Content warning: This article contains mentions of suicide.




In the wake of tragic events that occurred at UNC two weeks ago, students, faculty and staff have been struggling to understand the role they play in creating a safe environment on campus. 

With CAPS overbooked, some faculty members have put it on themselves to become mental health resources to students. This offer isn't very surprising. 

Many are aware of the mental health decline in college students. Approximately 65.3 percent of professors agree students’ mental health has declined since the beginning of their careers, according to a collaborative report from the Boston University’s School of Public Health, Mary Christie Foundation and Healthy Minds Network. In addition, 87.2 percent agree students’ mental health has declined since the beginning of the COVID-19 pandemic. 

However, professors shouldn’t be expected to serve as mental health resources. The expectation for them to take on this role reveals more than one problem about the way UNC handles mental health.

Due to the stigmatization of mental health on college campuses, general education surrounding the issue is limited — and the average individual isn’t formally equipped to handle it. In fact, expecting non-professionals to handle the topic of mental health can do more harm than good. The spread of misinformation and poor advice can have devastating consequences.

Professors expanding their knowledge on how to handle mental health crises in students shouldn’t be an expectation, but data shows many college faculty members would like to. Around 69 percent of professors would welcome mental health training and professional development in regards to the topic of mental health, the report states. 

Mental health training for faculty, staff and students is recently being provided by UNC’s Mental Health First Aid initiative. Such training, however, still cannot and should not replace the need for coherent and quality mental health resources on campus. 

Faculty and staff aren’t somehow immune to the emotional strain that has been placed on UNC in the past few weeks. 

Loss affects every member of a community. 

The expectation for professors not to be impacted is an unrealistic and insensitive one, and aiding another’s mental health is no easy task. For example, two in 10 professors agree that helping a student's mental health has taken a toll on their own, according to the report. 

It is UNC's responsibility to care for its community. Having professors expand their job description to include something they are likely unequipped to handle is no such way to go about this.

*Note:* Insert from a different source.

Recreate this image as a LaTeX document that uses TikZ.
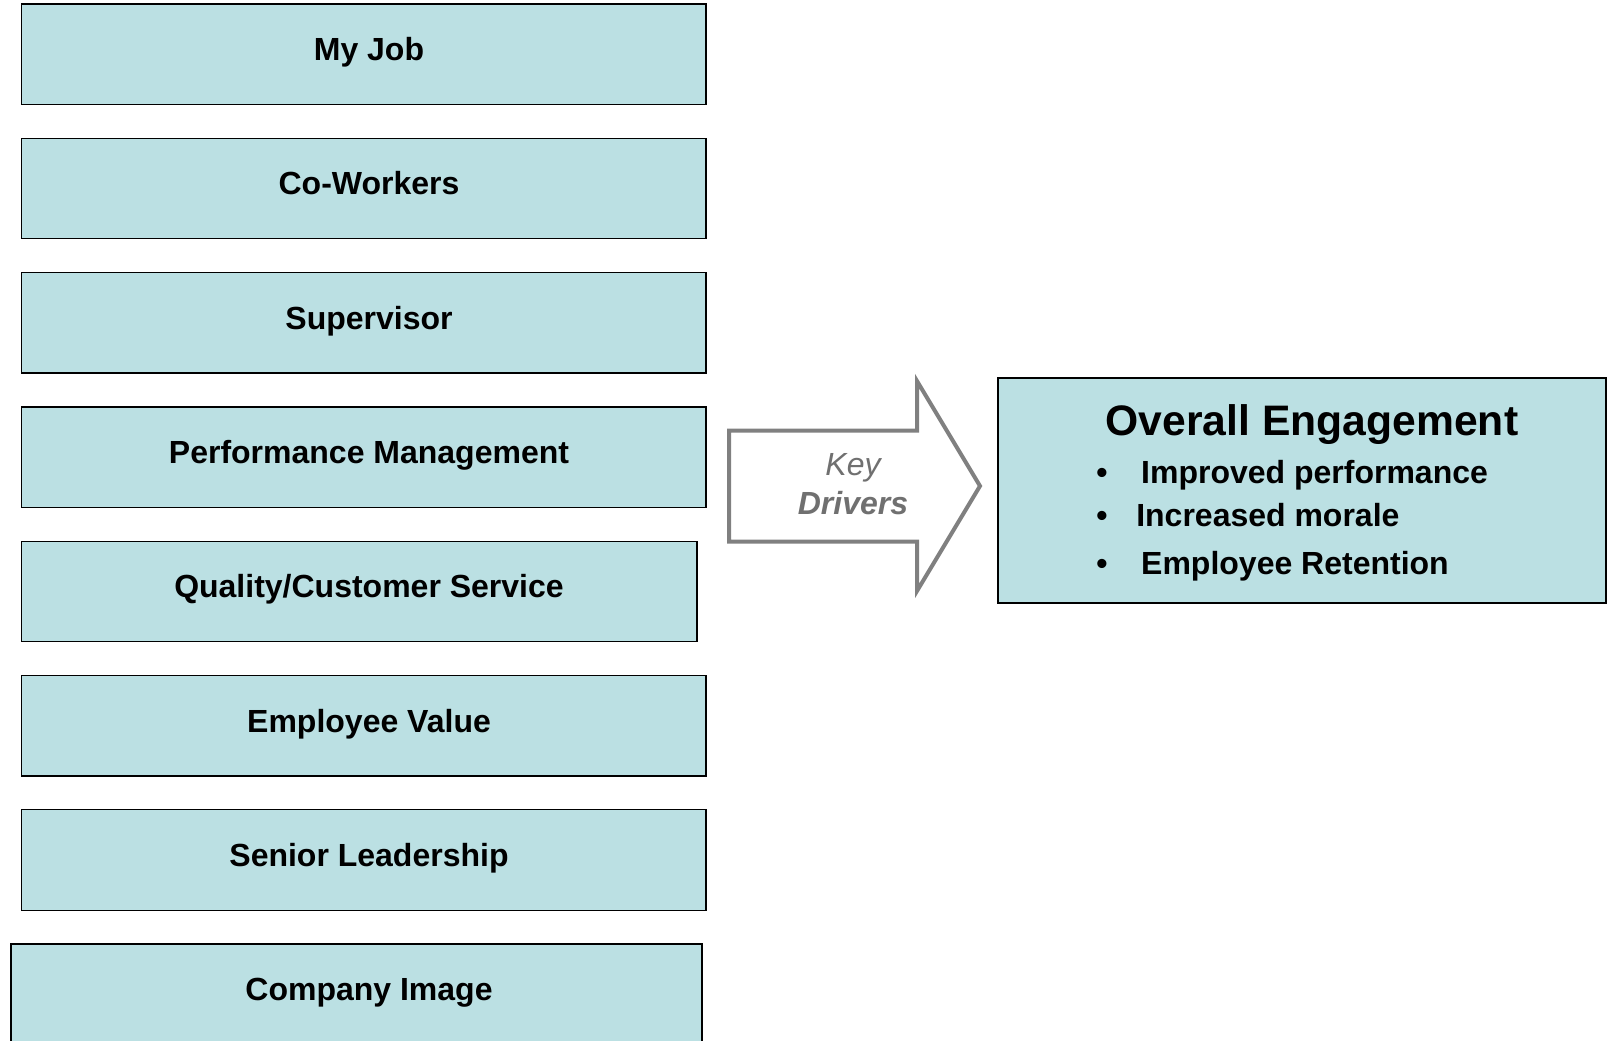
\documentclass[tikz,border=0pt]{standalone}
\usepackage{fontspec}
\setmainfont{Liberation Sans}
\usepackage{tikz}

\definecolor{boxfill}{RGB}{187,224,227}
\definecolor{arrowgray}{RGB}{128,128,128}
\definecolor{drivergray}{RGB}{112,112,112}

\begin{document}
\begin{tikzpicture}[x=0.75pt, y=-0.75pt,
                    factor/.style={fill=boxfill, draw=black, line width=1pt, rectangle, minimum width=513.4pt, minimum height=75.3pt, inner sep=0pt},
                    factortext/.style={anchor=base, inner sep=0pt, font=\fontsize{24}{29}\selectfont\bfseries},
                    outcome/.style={fill=boxfill, draw=black, line width=1pt, rectangle, minimum width=456pt, minimum height=168.75pt, inner sep=0pt},
                    outcomeitem/.style={anchor=base west, inner sep=0pt, font=\fontsize{24}{29}\selectfont\bfseries},
                    bigarrow/.style={draw=arrowgray, fill=white, line width=3pt, line join=miter}]

	\path[use as bounding box, fill=white] (0,0) rectangle (1607,1040);

	% the eight drivers, one box each
	\node[factor] (MyJob) at (363.75,54.2) {};
	\node[factortext] (MyJobTxt) at (369,60.5) {My Job};

	\node[factor] (CoWorkers) at (363.75,188.5) {};
	\node[factortext] (CoWorkersTxt) at (369,194.8) {Co-Workers};

	\node[factor] (Supervisor) at (363.75,322.8) {};
	\node[factortext] (SupervisorTxt) at (369,329.1) {Supervisor};

	\node[factor] (PerfMgmt) at (363.75,457.1) {};
	\node[factortext] (PerfMgmtTxt) at (369,463.4) {Performance Management};

	\node[factor, minimum width=506.6pt] (Quality) at (359.25,591.4) {};
	\node[factortext] (QualityTxt) at (369,597.7) {Quality/Customer Service};

	\node[factor] (EmpValue) at (363.75,725.7) {};
	\node[factortext] (EmpValueTxt) at (369,732.0) {Employee Value};

	\node[factor] (SeniorLead) at (363.75,860.0) {};
	\node[factortext] (SeniorLeadTxt) at (369,866.3) {Senior Leadership};

	\node[factor, minimum width=518.3pt] (CompImage) at (356.5,994.3) {};
	\node[factortext] (CompImageTxt) at (369,1000.6) {Company Image};

	% block arrow
	\draw[bigarrow] (729,430.5) -- (917,430.5) -- (917,381) -- (980,486) -- (917,591) -- (917,541.5) -- (729,541.5) -- cycle;
	\node[align=center, inner sep=0pt, text=drivergray, font=\fontsize{24}{29.3}\selectfont] (KeyDrivers) at (853,484) {\itshape Key\\ \bfseries\itshape Drivers};

	% outcome box
	\node[outcome] (Overall) at (1302,490.5) {};
	\node[anchor=base, inner sep=0pt, font=\fontsize{32}{38}\selectfont\bfseries] (OverallTxt) at (1312,435.5) {Overall Engagement};
	\node[outcomeitem] (ImpPerf) at (1096,483) {\textbullet\hspace{25.3pt}Improved performance};
	\node[outcomeitem] (IncMorale) at (1096,526) {\textbullet\hspace{21.6pt}Increased morale};
	\node[outcomeitem] (EmpRet) at (1096,574) {\textbullet\hspace{25.3pt}Employee Retention};

\end{tikzpicture}
\end{document}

Institutions such as Vanderbilt University have resources specifically geared toward faculty in regards to mental health. The University can follow suit and build on the resources they already offer their staff.

The high expectations placed on educators aren’t limited to a college setting. Elementary, middle and high school teachers are consistently expected to play more roles than just a teacher — all while being significantly underpaid. Since the onset of COVID-19, the roles these individuals are expected to take on have only increased in number and gravity. 

Teachers should serve as role models, educators and occasionally mentors to students — not therapists.

Instead of encouraging professors to take on the emotional labor of becoming mental health resources, UNC needs to drastically improve its underfunded and overbooked mental health services. Furthermore, the University should consider how to include professors and address their unique needs in regards to mental health.